Suppose that g: [2,8] --> R is continuous in [2,8] and g(x) greater than or equal to 0 for all x in [2,8].
Prove that if the integral from 2 to 8 of g dx =0, then g(x) =0 for all x in [2,8]
This is a special case of a more general theorem.
Theorem: Let $\displaystyle f:[a,b]\to \mathbb{R}$ be a continous function with $\displaystyle f\geq 0$ and $\displaystyle \smallint_a^b f =0$ then $\displaystyle f=0$.

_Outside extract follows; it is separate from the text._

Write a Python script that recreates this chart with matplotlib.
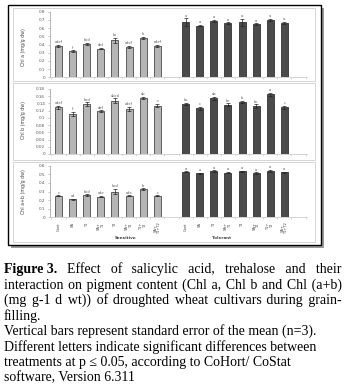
import matplotlib
matplotlib.use("Agg")
import matplotlib.pyplot as plt
from matplotlib.patches import Rectangle
import numpy as np

W, H = 346, 392
fig = plt.figure(figsize=(W / 100, H / 100), dpi=100)

treatments = ["Cont", "SA", "T1", "SA+\nT1", "T2", "SA+\nT2", "T1+\nT2", "SA+\nT1+T2"]
groups = ["Sensitive", "Tolerant"]

chla_sens = [0.385, 0.32, 0.41, 0.35, 0.45, 0.37, 0.48, 0.385]
chla_tol = [0.67, 0.63, 0.69, 0.66, 0.67, 0.65, 0.70, 0.66]
chla_err_sens = [0.01, 0.01, 0.01, 0.01, 0.03, 0.01, 0.01, 0.01]
chla_err_tol = [0.05, 0.01, 0.01, 0.01, 0.04, 0.01, 0.01, 0.015]
chla_let_sens = ["cdef", "f", "bcd", "def", "bc", "cdef", "b", "cdef"]
chla_let_tol = ["a", "a", "a", "a", "a", "a", "a", "a"]

chlb_sens = [0.129, 0.111, 0.138, 0.118, 0.148, 0.125, 0.155, 0.134]
chlb_tol = [0.138, 0.127, 0.154, 0.136, 0.145, 0.133, 0.165, 0.129]
chlb_err_sens = [0.004, 0.005, 0.005, 0.003, 0.006, 0.005, 0.004, 0.005]
chlb_err_tol = [0.003, 0.004, 0.004, 0.004, 0.003, 0.005, 0.004, 0.004]
chlb_let_sens = ["cdef", "f", "bcd", "def", "abcd", "cdef", "ab", "c"]
chlb_let_tol = ["bc", "c", "ab", "bc", "b", "bc", "a", "c"]

chlab_sens = [0.25, 0.21, 0.26, 0.24, 0.30, 0.25, 0.33, 0.25]
chlab_tol = [0.53, 0.51, 0.54, 0.52, 0.535, 0.515, 0.54, 0.523]
chlab_err_sens = [0.008, 0.008, 0.008, 0.008, 0.03, 0.008, 0.008, 0.008]
chlab_err_tol = [0.008, 0.008, 0.008, 0.008, 0.008, 0.008, 0.01, 0.008]
chlab_let_sens = ["c", "cd", "bcd", "cde", "bcd", "cde", "b", "c"]
chlab_let_tol = ["a", "a", "a", "a", "a", "a", "a", "a"]

panels = [
    ("Chl a (mg/g dw)", chla_sens, chla_tol, chla_err_sens, chla_err_tol,
     chla_let_sens, chla_let_tol, np.arange(0, 0.81, 0.1), 0.8),
    ("Chl b (mg/g dw)", chlb_sens, chlb_tol, chlb_err_sens, chlb_err_tol,
     chlb_let_sens, chlb_let_tol, np.arange(0, 0.181, 0.02), 0.18),
    ("Chl a+b (mg/g dw)", chlab_sens, chlab_tol, chlab_err_sens, chlab_err_tol,
     chlab_let_sens, chlab_let_tol, np.arange(0, 0.61, 0.1), 0.6),
]


def fx(px):
    return px / W


def fy(py):
    return 1 - py / H


def px_rect(x0, y0, x1, y1, **kw):
    r = Rectangle((fx(x0), fy(y1)), fx(x1) - fx(x0), fy(y0) - fy(y1),
                  transform=fig.transFigure, **kw)
    fig.add_artist(r)
    return r


# outer frame with drop shadow
px_rect(10.5, 8, 324, 248, facecolor="#9a9a9a", edgecolor="none", zorder=0)
px_rect(7.5, 5, 321, 245, facecolor="white", edgecolor="black", lw=1.0, zorder=0.1)

frames = [(7.5, 81), (83, 159.5), (161.5, 242)]
for top, bot in frames:
    px_rect(13, top, 315, bot, facecolor="none", edgecolor="#d4d4d4", lw=0.7, zorder=0.2)

axes_px = [(11.7, 77.3), (89, 154), (165.7, 217.3)]
ylab_y = [47, 120, 192]

pos_sens = np.arange(8)
pos_tol = np.arange(9, 17)

for k, ((ylab, s, t, es, et, ls, lt, yt, ymax), (top, bot), ly) in enumerate(
        zip(panels, axes_px, ylab_y)):
    ax = fig.add_axes([fx(50), fy(bot), fx(307) - fx(50), fy(top) - fy(bot)])
    ax.set_zorder(2)
    ax.patch.set_alpha(0)
    ax.bar(pos_sens, s, width=0.5, color="#b5b5b5", edgecolor="#4a4a4a", lw=0.6)
    ax.bar(pos_tol, t, width=0.5, color="#4b4b4b", edgecolor="#333333", lw=0.6)
    ax.errorbar(pos_sens, s, yerr=es, fmt="none", ecolor="#222222", elinewidth=0.5,
                capsize=1.2, capthick=0.5)
    ax.errorbar(pos_tol, t, yerr=et, fmt="none", ecolor="#222222", elinewidth=0.5,
                capsize=1.2, capthick=0.5)
    for xs, vals, errs, lets in [(pos_sens, s, es, ls), (pos_tol, t, et, lt)]:
        for x, v, e, l in zip(xs, vals, errs, lets):
            ax.text(x, v + e + ymax * 0.01, l, ha="center", va="bottom",
                    fontsize=2.6, color="#555555")
    ax.set_xlim(-0.6, 17.6)
    ax.set_ylim(0, ymax)
    ax.set_yticks(yt)
    ax.set_yticklabels(["0"] + ["%g" % round(v, 2) for v in yt[1:]],
                       fontsize=3, color="#555555")
    ax.tick_params(axis="y", length=1.5, width=0.4, color="#999999", pad=2)
    ax.set_xticks(np.arange(-0.5, 17.6, 1), minor=True)
    ax.set_xticks(list(pos_sens) + list(pos_tol))
    ax.tick_params(axis="x", which="major", length=0)
    ax.tick_params(axis="x", which="minor", length=1.2, width=0.4, color="#bbbbbb")
    if k == 2:
        ax.set_xticklabels(treatments * 2, rotation=90, fontsize=2.6,
                           color="#444444", linespacing=0.9)
    else:
        ax.set_xticklabels([])
    for sp in ["top", "right"]:
        ax.spines[sp].set_visible(False)
    ax.spines["left"].set_color("#aaaaaa")
    ax.spines["bottom"].set_color("#cccccc")
    ax.spines["left"].set_linewidth(0.6)
    ax.spines["bottom"].set_linewidth(0.6)
    fig.text(fx(24), fy(ly), ylab, rotation=90, ha="center", va="center",
             fontsize=3.4, color="#444444", zorder=3)

fig.text(fx(126), fy(238), groups[0], ha="center", va="center", fontsize=3,
         color="#444444", weight="bold", zorder=3)
fig.text(fx(222), fy(238), groups[1], ha="center", va="center", fontsize=3,
         color="#444444", weight="bold", zorder=3)

# caption below the figure box; the first three lines are justified
caption = [
    ("Effect of salicylic acid, trehalose and their", True),
    ("interaction on pigment content (Chl a, Chl b and Chl (a+b)", True),
    ("(mg g-1 d wt)) of droughted wheat cultivars during grain-", True),
    ("filling.", False),
    ("Vertical bars represent standard error of the mean (n=3).", False),
    ("Different letters indicate significant differences between", False),
    ("treatments at p \u2264 0.05, according to CoHort/ CoStat", False),
    ("software, Version 6.311", False),
]
cap_font = dict(family=["Liberation Serif", "DejaVu Serif"], fontsize=10,
                color="black", va="baseline", ha="left")
renderer = fig.canvas.get_renderer()
HAIR = "\u200a"


def text_width(s, **kw):
    t = fig.text(0, 0, s, **cap_font, **kw)
    w = t.get_window_extent(renderer).width
    t.remove()
    return w


hair_w = text_width("a" + HAIR * 10 + "a") - text_width("aa")
hair_w /= 10
x_left, x_right = 3.5, 341
for i, (line, justify) in enumerate(caption):
    base = 273.5 + i * 15.4
    x0 = x_left
    if i == 0:
        lab = "Figure 3."
        fig.text(fx(x0), fy(base), lab, weight="bold", **cap_font)
        x0 += text_width(lab + " ", weight="bold")
    if justify:
        words = line.split(" ")
        extra = (x_right - x0) - text_width(line)
        n_total = extra / hair_w
        if i == 0:
            n_total += 0
        gaps = len(words) - 1 + (1 if i == 0 else 0)
        per_gap = n_total / gaps
        acc = 0.0
        out = ""
        used = 0
        if i == 0:
            acc += per_gap
            n = int(round(acc)) - used
            used += n
            x0 += n * hair_w
        for j, w in enumerate(words):
            out += w
            if j < len(words) - 1:
                acc += per_gap
                n = int(round(acc)) - used
                used += n
                out += " " + HAIR * n
        line = out
    fig.text(fx(x0), fy(base), line, **cap_font)

fig.savefig("out.png", dpi=100)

Proof: Assume by contradiction that there is a point $\displaystyle x_0 \in (a,b)$ so that $\displaystyle f(x_0) = 0$. The reason why we can ignore the endpoints is because if it was the case that $\displaystyle f(x) = 0$ on $\displaystyle (a,b)$ and $\displaystyle f(a),f(b)\not = 0$ then that would make $\displaystyle f$ non-continous at either $\displaystyle a$ or $\displaystyle b$. Now if $\displaystyle f(x_0)\not = 0$ then there is a $\displaystyle \delta > 0$ so that on $\displaystyle [x_0 - \delta,x_0+\delta]\subseteq [a,b]$ we have $\displaystyle f\not = 0$ i.e. $\displaystyle f > 0$. Since $\displaystyle f$ is continous on this closed subinterval it means it attains a mimimum $\displaystyle m>0$. Now define the function $\displaystyle g:[a,b]\to \mathbb{R}$ in the following way: if $\displaystyle x\in [x_0-\delta,x_0+\delta]$ then $\displaystyle g(x) = m$ otherwise $\displaystyle g(x) = 0$. Note $\displaystyle g$ is integrable. It follows that $\displaystyle \smallint_a^b g \leq \smallint_a^b f \implies 2m\delta \leq \smallint_a^b f$.
But $\displaystyle 2m\delta > 0$ would would mean $\displaystyle \smallint_a^b f > 0$ a contradiction.